“Last month, Ranking Member Raskin wrote a letter to Chairman Comer urging him ‘not to take any actions that would set a dangerous precedent for this Committee regarding the potentially unlawful disclosure of confidential and law enforcement information.’ Ranking Member Raskin also urged the Chairman to exercise ‘caution with regard to this confidential law enforcement information and avoid characterizing or mischaracterizing the unverified allegations’ contained in the SARs documents. Yet Chairman Comer has intentionally mischaracterized SARs documents, presenting unverified tips from financial institutions as facts. Committee Republicans’ inexplicable misuse of these confidential law enforcement documents is not only irresponsible, it demonstrates the hyper-partisan nature of Committee Republicans’ probe into the Biden family.”
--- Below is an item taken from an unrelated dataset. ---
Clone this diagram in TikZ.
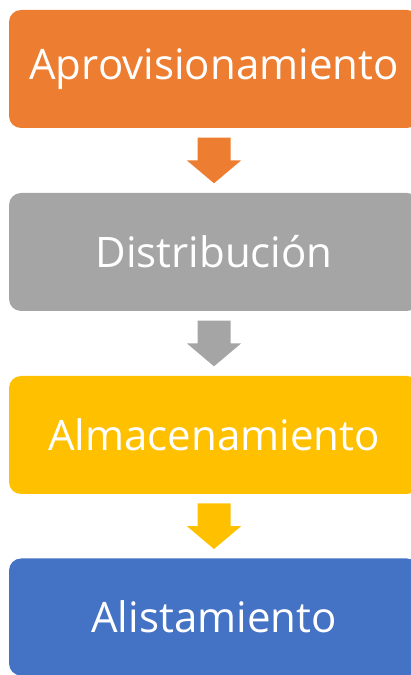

“Although Chairman Comer continues to portray SARs as ‘bank violations’ during his media appearances, they clearly are not that. According to the Department of the Treasury, SARs are merely ‘preliminary and unverified tip-and-lead information.’ They are not evidence of a crime, wrongdoing, or even evidence of an existing investigation. The sheer number of SARs filed every year demonstrates this point: in 2020 alone, financial institutions submitted 2.5 million SARs to the U.S. government. Of the millions of SARs filed each year, very few produce actionable leads that are pursued by the government. According to the Bank Policy Institute (BPI), a nonpartisan public policy, research, and advocacy group that represents the nation’s leading banks, only 4% of SARs result in any follow-up action from law enforcement agencies. As BPI has explained, ‘Since banks are subject to enforcement action if they fail to file a SAR when they should have, but suffer no sanction if they file a useless SAR, the general presumption is to file a SAR,'” writes House Oversight Committee Ranking Member Jamie Raskin in a letter thoroughly demolishing the “bombshell evidence” of Biden family corruption Comer and his minions hyped to death before their weak rollout Wednesday.
TLDR: The “suspicious activity reports” are just tips filed to the Treasury Department from any random asshole who wants to do it. There’s no evidence any of them were actually acted upon.